Sub-Bergman Hilbert spaces on the unit disk III

Abstract

Abstract For a bounded analytic function $\varphi $ on the unit disk $\mathbb {D}$ with $\|\varphi \|_\infty \le 1$ , we consider the defect operators $D_\varphi $ and $D_{\overline \varphi }$ of the Toeplitz operators $T_{\overline \varphi }$ and $T_\varphi $ , respectively, on the weighted Bergman space $A^2_\alpha $ . The ranges of $D_\varphi $ and $D_{\overline \varphi }$ , written as $H(\varphi )$ and $H(\overline \varphi )$ and equipped with appropriate inner products, are called sub-Bergman spaces.
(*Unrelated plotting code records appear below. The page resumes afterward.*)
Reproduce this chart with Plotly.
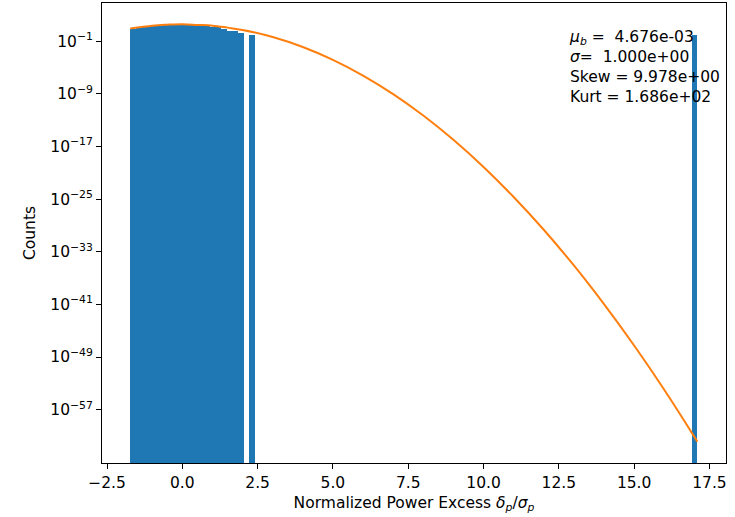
"""Histogram of normalized power excess with Gaussian model, log counts."""
import numpy as np
import plotly.graph_objects as go

COLORS = {
    "bar": "#1f77b4",
    "fit": "#ff7f0e",
    "axis": "#000000",
}
FONT = "DejaVu Sans, sans-serif"
FS = 15.5

# histogram: 100 equal bins between these edges
BIN_LO = -1.727
BIN_HI = 17.10
BULK_COUNTS = [8, 10, 14, 20, 26, 30, 33, 35, 36, 36,
               35, 34, 32, 30, 16, 12, 6, 3, 3, 2]
COUNTS = BULK_COUNTS + [0, 1] + [0] * 77 + [1]

# model curve
CURVE_X = [-1.727, -1.0, -0.5, 0.0, 0.5, 1.0, 1.5, 2.0, 3.0, 4.0, 5.0, 6.0,
           7.0, 8.0, 9.0, 10.0, 11.0, 12.0, 13.0, 14.0, 15.0, 16.0, 17.0, 17.10]
CURVE_Y = [8.3, 22.7, 31.5, 37.6, 29.5, 22.9, 11.4, 5.14, 4.24e-1, 1.29e-2,
           1.44e-4, 5.9e-7, 8.95e-10, 4.99e-13, 1.02e-16, 7.7e-21, 2.1e-25,
           2.2e-30, 8.2e-36, 1.1e-41, 5.7e-48, 1.1e-54, 7.4e-62, 1.3e-62]

X_TICKS = [-2.5, 0.0, 2.5, 5.0, 7.5, 10.0, 12.5, 15.0, 17.5]
Y_TICK_EXP = [-1, -9, -17, -25, -33, -41, -49, -57]

STATS = {"mu": "4.676e-03", "sigma": "1.000e+00",
         "skew": "9.978e+00", "kurt": "1.686e+02"}

edges = np.linspace(BIN_LO, BIN_HI, len(COUNTS) + 1)
centers = 0.5 * (edges[:-1] + edges[1:])
width = edges[1] - edges[0]
counts = [c if c > 0 else None for c in COUNTS]

fig = go.Figure()
fig.add_trace(go.Bar(
    x=centers, y=counts, width=width,
    marker=dict(color=COLORS["bar"], line=dict(width=0)),
    showlegend=False,
))
fig.add_trace(go.Scatter(
    x=CURVE_X, y=CURVE_Y, mode="lines", line_shape="spline",
    line=dict(color=COLORS["fit"], width=2),
    showlegend=False,
))

stats_text = (
    f"<i>μ</i><sub><i>b</i></sub> =  {STATS['mu']}<br>"
    f"<i>σ</i>=  {STATS['sigma']}<br>"
    f"Skew = {STATS['skew']}<br>"
    f"Kurt = {STATS['kurt']}"
)
fig.add_annotation(
    text=stats_text, xref="paper", yref="paper", x=0.745, y=0.95,
    xanchor="left", yanchor="top", align="left", showarrow=False,
    font=dict(family=FONT, size=FS, color="#000"),
)

axis_common = dict(
    showline=True, linecolor=COLORS["axis"], linewidth=1, mirror=True,
    ticks="outside", ticklen=5, tickcolor=COLORS["axis"], showgrid=False,
    zeroline=False, automargin=False,
    tickfont=dict(family=FONT, size=FS, color="#000"),
)
fig.update_layout(
    width=735, height=517,
    margin=dict(l=102, r=9, t=3, b=54),
    plot_bgcolor="white", paper_bgcolor="white",
    bargap=0,
    font=dict(family=FONT, size=FS, color="#000"),
    xaxis=dict(
        range=[-2.666, 18.05],
        tickvals=X_TICKS,
        ticktext=[f"{v:.1f}".replace("-", "−") for v in X_TICKS],
        title=dict(text="Normalized Power Excess <i>δ</i><sub><i>p</i></sub>/<i>σ</i><sub><i>p</i></sub>",
                   font=dict(family=FONT, size=FS), standoff=6),
        **axis_common,
    ),
    yaxis=dict(
        type="log", range=[-65.1, 4.8],
        tickvals=[10.0 ** e for e in Y_TICK_EXP],
        ticktext=[f"10<sup>−{-e}</sup>" for e in Y_TICK_EXP],
        title=dict(text="Counts", font=dict(family=FONT, size=FS), standoff=10),
        **axis_common,
    ),
)

# drop the page's default body margin so the 735x517 figure fills the window
fig.write_html("out.html", config={"displayModeBar": False},
               post_script="document.body.style.margin='0';")
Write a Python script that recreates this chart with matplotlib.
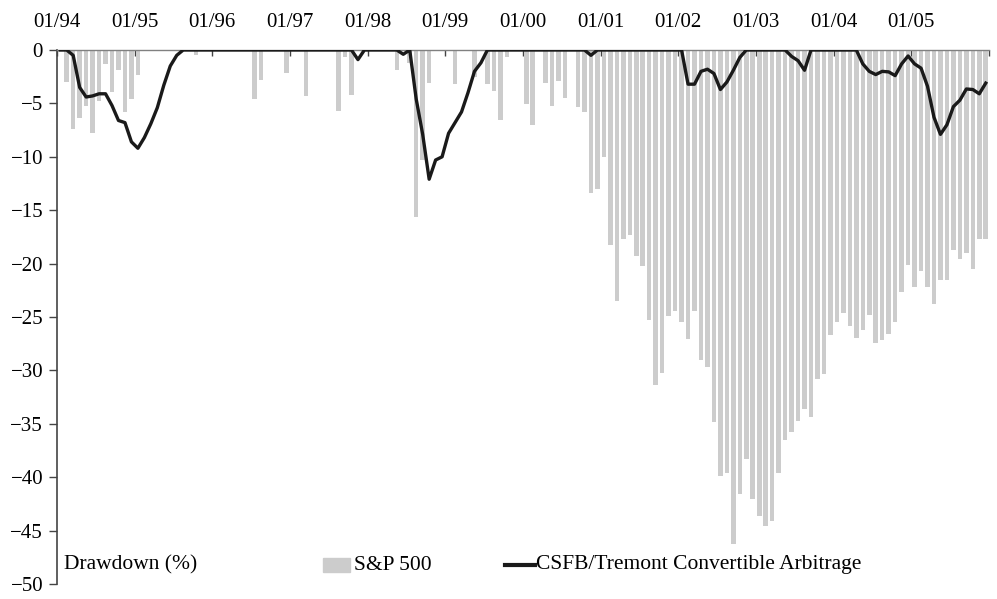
import numpy as np
import matplotlib
matplotlib.use("Agg")
import matplotlib.pyplot as plt
from matplotlib.patches import Rectangle
from matplotlib.lines import Line2D

plt.rcParams['font.family'] = ['Liberation Serif', 'DejaVu Serif']

# ---- data (monthly, 01/1994 .. 12/2005), drawdown in % ----
tick_labels = ['01/94', '01/95', '01/96', '01/97', '01/98', '01/99',
               '01/00', '01/01', '01/02', '01/03', '01/04', '01/05']

sp500_1994 = [0, -3.0, -7.4, -6.4, -5.2, -7.8, -4.8, -1.3, -3.9, -1.9, -5.8, -4.6]
sp500_1995 = [-2.3, 0, 0, 0, 0, 0, 0, -0.03, 0, -0.5, 0, 0]
sp500_1996 = [0, 0, 0, 0, 0, 0, -4.6, -2.8, 0, 0, 0, -2.2]
sp500_1997 = [0, 0, -4.3, 0, 0, 0, 0, -5.7, -0.7, -4.2, 0, 0]
sp500_1998 = [0, 0, 0, 0, -1.9, 0, -1.2, -15.6, -10.3, -3.1, 0, 0]
sp500_1999 = [0, -3.2, 0, 0, -2.5, 0, -3.2, -3.8, -6.6, -0.7, 0, 0]
sp500_2000 = [-5.1, -7.0, 0, -3.1, -5.2, -2.9, -4.5, 0, -5.3, -5.8, -13.4, -13.0]
sp500_2001 = [-10.0, -18.3, -23.5, -17.7, -17.3, -19.3, -20.2, -25.3, -31.4, -30.2, -24.9, -24.4]
sp500_2002 = [-25.5, -27.1, -24.4, -29.0, -29.7, -34.8, -39.9, -39.6, -46.3, -41.6, -38.3, -42.0]
sp500_2003 = [-43.6, -44.6, -44.1, -39.6, -36.5, -35.8, -34.7, -33.6, -34.4, -30.8, -30.3, -26.7]
sp500_2004 = [-25.5, -24.6, -25.8, -27.0, -26.2, -24.8, -27.4, -27.2, -26.6, -25.5, -22.7, -20.1]
sp500_2005 = [-22.2, -20.7, -22.2, -23.8, -21.5, -21.5, -18.7, -19.6, -19.0, -20.5, -17.7, -17.7]

csfb_1994 = [0, 0, -0.5, -3.5, -4.4, -4.3, -4.1, -4.1, -5.2, -6.6, -6.8, -8.6]
csfb_1995 = [-9.2, -8.2, -6.9, -5.4, -3.3, -1.5, -0.5, 0, 0, 0, 0, 0]
csfb_1996 = [0, 0, 0, 0, 0, 0, 0, 0, 0, 0, 0, 0]
csfb_1997 = [0, 0, 0, 0, 0, 0, 0, 0, 0, 0, -0.9, 0]
csfb_1998 = [0, 0, 0, 0, 0, -0.4, 0, -4.6, -7.9, -12.1, -10.3, -10.0]
csfb_1999 = [-7.8, -6.8, -5.8, -4.0, -2.0, -1.2, 0, 0, 0, 0, 0, 0]
csfb_2000 = [0, 0, 0, 0, 0, 0, 0, 0, 0, 0, -0.5, 0]
csfb_2001 = [0, 0, 0, 0, 0, 0, 0, 0, 0, 0, 0, 0]
csfb_2002 = [0, -3.2, -3.2, -2.0, -1.8, -2.2, -3.7, -3.0, -1.9, -0.7, 0, 0]
csfb_2003 = [0, 0, 0, 0, 0, -0.6, -1.0, -1.9, 0, 0, 0, 0]
csfb_2004 = [0, 0, 0, 0, -1.3, -2.0, -2.3, -2.0, -2.05, -2.4, -1.3, -0.56]
csfb_2005 = [-1.3, -1.7, -3.4, -6.3, -7.9, -7.0, -5.3, -4.7, -3.65, -3.7, -4.1, -3.1]

sp500 = (sp500_1994 + sp500_1995 + sp500_1996 + sp500_1997 + sp500_1998 + sp500_1999 +
         sp500_2000 + sp500_2001 + sp500_2002 + sp500_2003 + sp500_2004 + sp500_2005)
csfb = (csfb_1994 + csfb_1995 + csfb_1996 + csfb_1997 + csfb_1998 + csfb_1999 +
        csfb_2000 + csfb_2001 + csfb_2002 + csfb_2003 + csfb_2004 + csfb_2005)

W, H = 997, 599
fig = plt.figure(figsize=(W / 100, H / 100), dpi=100)
ax = fig.add_axes([57 / W, 1 - 584 / H, (989 - 57) / W, (584 - 50) / H])

n = len(sp500)
x = np.arange(n) + 0.5
ax.bar(x, sp500, width=0.7, color='#cccccc', zorder=2, linewidth=0)
ax.plot(x, csfb, color='#1a1a1a', lw=2.4, zorder=4, solid_joinstyle='round')

ax.set_xlim(0, n)
ax.set_ylim(-50, 0)

# x axis on top
ax.xaxis.tick_top()
ax.set_xticks(np.arange(0, n + 1, 12))
ax.set_xticklabels(tick_labels + [''])
ax.tick_params(axis='x', direction='in', length=4, width=1, color='#444444',
               labelsize=15, pad=13)

ax.set_yticks(np.arange(-50, 1, 5))
ax.set_yticklabels([f'{v:d}'.replace('-', '\u2212') for v in range(-50, 1, 5)])
ax.tick_params(axis='y', direction='out', length=6, width=1, color='#444444',
               labelsize=15, pad=4)

for s in ['right', 'bottom']:
    ax.spines[s].set_visible(False)
ax.spines['top'].set_color('#808080')
ax.spines['top'].set_linewidth(1.0)
ax.spines['top'].set_zorder(3)
ax.spines['left'].set_color('#444444')
ax.spines['left'].set_linewidth(1.2)

# bottom legend / label row
ty = 1 - 565 / H
fig.text(64 / W, ty, 'Drawdown (%)', fontsize=15.5, va='center', ha='left')
fig.patches.append(Rectangle((323 / W, 1 - 572 / H), 27 / W, 14 / H,
                             transform=fig.transFigure, color='#cccccc'))
fig.text(354 / W, ty, 'S&P 500', fontsize=15.5, va='center', ha='left')
fig.lines.append(Line2D([505 / W, 535 / W], [ty, ty], transform=fig.transFigure,
                        color='#1a1a1a', lw=3))
fig.text(536 / W, ty, 'CSFB/Tremont Convertible Arbitrage', fontsize=15.5,
         va='center', ha='left')

fig.savefig('out.png', dpi=100)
We prove the following three results in the paper: for $-1<\alpha \le 0$ , the space $H(\varphi )$ has a complete Nevanlinna–Pick kernel if and only if $\varphi $ is a Möbius map; for $\alpha>-1$ , we have $H(\varphi )=H(\overline \varphi )=A^2_{\alpha -1}$ if and only if the defect operators $D_\varphi $ and $D_{\overline \varphi }$ are compact; and for $\alpha>-1$ , we have $D^2_\varphi (A^2_\alpha )= D^2_{\overline \varphi }(A^2_\alpha )=A^2_{\alpha -2}$ if and only if $\varphi $ is a finite Blaschke product. In some sense, our restrictions on $\alpha $ here are best possible.